Tell her you have unconditional love for her. Explain that means your love will not diminish even if she has behaved in a disappointing manner. If she has lashed out at you, you can let her know that although you were hurt, you still love her as much as you ever did.
Let her know you're there for her and willing to listen if she needs someone to confide in. Many children trust their relationship with their grandparents and are willing to share their secrets, says Terri Apter, who researches family dynamics, in the Psychology Today article "Grandparenting: A Positive Face of In-Law Relationships."
Offer practical advice and help. For example, if her problems are related to drug abuse, recommend programs you have researched and refer her to websites such as TeenAnon and Rehabs. Offer to pay the expenses of the rehab center if you are financially able.

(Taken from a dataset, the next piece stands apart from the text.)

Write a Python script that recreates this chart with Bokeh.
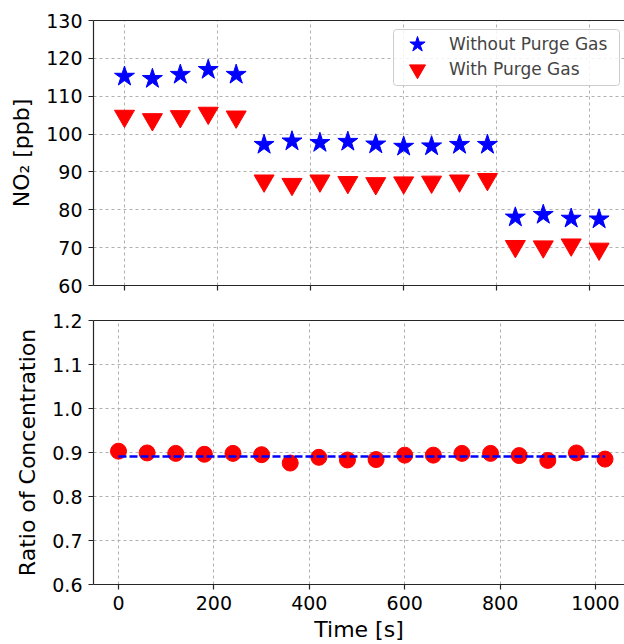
from bokeh.plotting import figure
from bokeh.layouts import column
from bokeh.models import (Range1d, FixedTicker, LinearAxis, Legend, LegendItem,
                          PrintfTickFormatter, ColumnDataSource, BoxAnnotation)
from bokeh.transform import dodge
from bokeh.embed import file_html
from bokeh.resources import INLINE

# ---------------- data ----------------
time_s = [0, 60, 120, 180, 240, 300, 360, 420, 480, 540, 600, 660, 720, 780,
          840, 900, 960, 1020]
no2_without_purge = [115.2, 114.6, 115.7, 117.0, 115.7,
                     97.2, 98.1, 97.7, 98.0, 97.3, 96.7, 96.8, 97.2, 97.2,
                     78.0, 78.7, 77.7, 77.5]
no2_with_purge = [104.0, 103.1, 103.9, 104.8, 103.8,
                  86.9, 86.0, 86.9, 86.5, 86.2, 86.4, 86.6, 86.9, 87.3,
                  69.6, 69.5, 70.0, 68.9]
ratio = [0.903, 0.899, 0.898, 0.896, 0.898, 0.895, 0.876, 0.889, 0.883,
         0.884, 0.894, 0.894, 0.898, 0.898, 0.893, 0.882, 0.899, 0.885]
mean_ratio = 0.891

x_ticks = [0, 200, 400, 600, 800, 1000]
no2_ticks = [60, 70, 80, 90, 100, 110, 120, 130]
ratio_ticks = [0.6, 0.7, 0.8, 0.9, 1.0, 1.1, 1.2]

series_labels = ["Without Purge Gas", "With Purge Gas"]
x_label = "Time [s]"
y_label_top = "NO\u2082 [ppb]"
y_label_bottom = "Ratio of Concentration"

# ---------------- style ----------------
FONT = "DejaVu Sans"
TICK_FS = "19px"
LABEL_FS = "22px"
SPINE = "#262626"
GRID = "#b0b0b0"
W = 624


def style(p, xticks, yticks):
    p.outline_line_color = None
    p.background_fill_color = "white"
    p.border_fill_color = "white"
    xa, ya = p.below[0], p.left[0]
    for ax in (xa, ya):
        ax.axis_line_color = SPINE
        ax.axis_line_width = 1.2
        ax.major_tick_line_color = SPINE
        ax.major_tick_line_width = 1.2
        ax.major_tick_out = 5
        ax.major_tick_in = 0
        ax.minor_tick_line_color = None
        ax.major_label_text_font = FONT
        ax.major_label_text_font_size = TICK_FS
        ax.major_label_text_color = "black"
        ax.major_label_standoff = 6
        ax.axis_label_text_font = FONT
        ax.axis_label_text_font_size = LABEL_FS
        ax.axis_label_text_font_style = "normal"
        ax.axis_label_text_color = "black"
    xa.ticker = FixedTicker(ticks=xticks)
    ya.ticker = FixedTicker(ticks=yticks)
    for g in (p.xgrid[0], p.ygrid[0]):
        g.grid_line_color = GRID
        g.grid_line_dash = "3 3"
        g.grid_line_width = 1
    top = LinearAxis(ticker=FixedTicker(ticks=[]), axis_line_color=SPINE,
                     axis_line_width=1.2, major_tick_line_color=None,
                     minor_tick_line_color=None)
    p.add_layout(top, "above")
    return xa, ya


# ---------------- top plot ----------------
src = ColumnDataSource(dict(t=time_s, a=no2_without_purge, b=no2_with_purge))

p1 = figure(width=W, height=302, output_backend="svg", toolbar_location=None,
            x_range=Range1d(-66.6, 1074.6), y_range=Range1d(60, 130),
            min_border_left=93, min_border_right=0, min_border_top=20,
            min_border_bottom=17)
x1, y1 = style(p1, x_ticks, no2_ticks)
y1.axis_label = y_label_top
y1.axis_label_standoff = 9
x1.major_label_overrides = {t: "" for t in x_ticks}

tri_size = 20
# matplotlib centres the triangle's bounding box on the point; bokeh centres
# its centroid -> shift by h/6 (in data units) to match.
tri_shift = (tri_size * 0.866 / 6) / (265 / 70)

r_star = p1.scatter(x="t", y="a", source=src, marker="star", size=21,
                    fill_color="blue", line_color="blue")
r_tri = p1.scatter(x="t", y=dodge("b", tri_shift, range=p1.y_range),
                   source=src, marker="inverted_triangle", size=tri_size,
                   fill_color="red", line_color="red")

# legend frame (screen units, relative to the plot frame, y upwards)
legend_box = BoxAnnotation(left=300, right=526, top=256, bottom=200,
                           left_units="screen", right_units="screen",
                           top_units="screen", bottom_units="screen",
                           fill_color="white", fill_alpha=0.85,
                           line_color="#cccccc", line_width=1, line_alpha=1)
try:
    legend_box.border_radius = 3
except Exception:
    pass
p1.add_layout(legend_box)


def make_legend(label, renderer, loc):
    return Legend(items=[LegendItem(label=label, renderers=[renderer])],
                  location=loc, margin=0, padding=0, spacing=0,
                  glyph_width=48, glyph_height=40, label_height=40,
                  label_standoff=8,
                  label_text_font=FONT, label_text_font_size="17px",
                  border_line_color=None, background_fill_alpha=0)


p1.add_layout(make_legend(series_labels[0], r_star, (300, 221)))
p1.add_layout(make_legend(series_labels[1], r_tri, (300, 196)))

# ---------------- bottom plot ----------------
p2 = figure(width=W, height=342, output_backend="svg", toolbar_location=None,
            x_range=Range1d(-52.4, 1060.8), y_range=Range1d(0.6, 1.2),
            min_border_left=93, min_border_right=0, min_border_top=18,
            min_border_bottom=59)
x2, y2 = style(p2, x_ticks, ratio_ticks)
y2.formatter = PrintfTickFormatter(format="%.1f")
y2.axis_label = y_label_bottom
y2.axis_label_standoff = 9
x2.axis_label = x_label
x2.axis_label_standoff = 4

p2.scatter(x="r_t", y="r_v",
           source=ColumnDataSource(dict(r_t=time_s, r_v=ratio)),
           marker="circle", size=16, fill_color="red", line_color="red")
p2.line(x=[time_s[0], time_s[-1]], y=[mean_ratio, mean_ratio],
        line_color="blue", line_width=2.5, line_dash="8 3")

layout = column(p1, p2, spacing=0)
open("out.html", "w").write(file_html(layout, INLINE))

Suggest she come for a visit with you soon. A short break away from home might be what she needs to distance herself from bad influences she finds hard to resist or to help get over an embarrassing situation
List all of her positive attributes to help build her self-esteem. Tell her which of her qualities you admire, such as her determination and thoughtfulness. Remind her of specific times when you saw her demonstrate these characteristics. For example, if she came to help you when you were ill, let her know how appreciative you still are for her assistance.
Reflect upon good times you've shared together. Tell her how much you cherish those memories of time spent together over the years. Let her know how special she is to you. If you have kept a simple gift she gave you when she was younger, let her know how you still treasure it.
Give her hope for the future by telling her about a difficult time you or a family member had growing up that was overcome. She'd probably find comfort in hearing about when her parent made an error in judgment -- this could help her put her problem into perspective. However, don't disclose any family stories that you know your adult child would resent you sharing.
Be careful not to undermine the authority of her parents. If her difficulties stem from her rebelliousness toward her parents, you can offer sympathy for her frustrations, but don't criticize her parents -- even if you don't agree with their parenting methods. For example, if they're forbidding her to date a boy that you feel is acceptable, don't encourage her to see him secretly. Instead, suggest things she can say to her parents that might help change their minds about him. For example, she could let them know about accolades he's received at school or how much he's admired by his boss.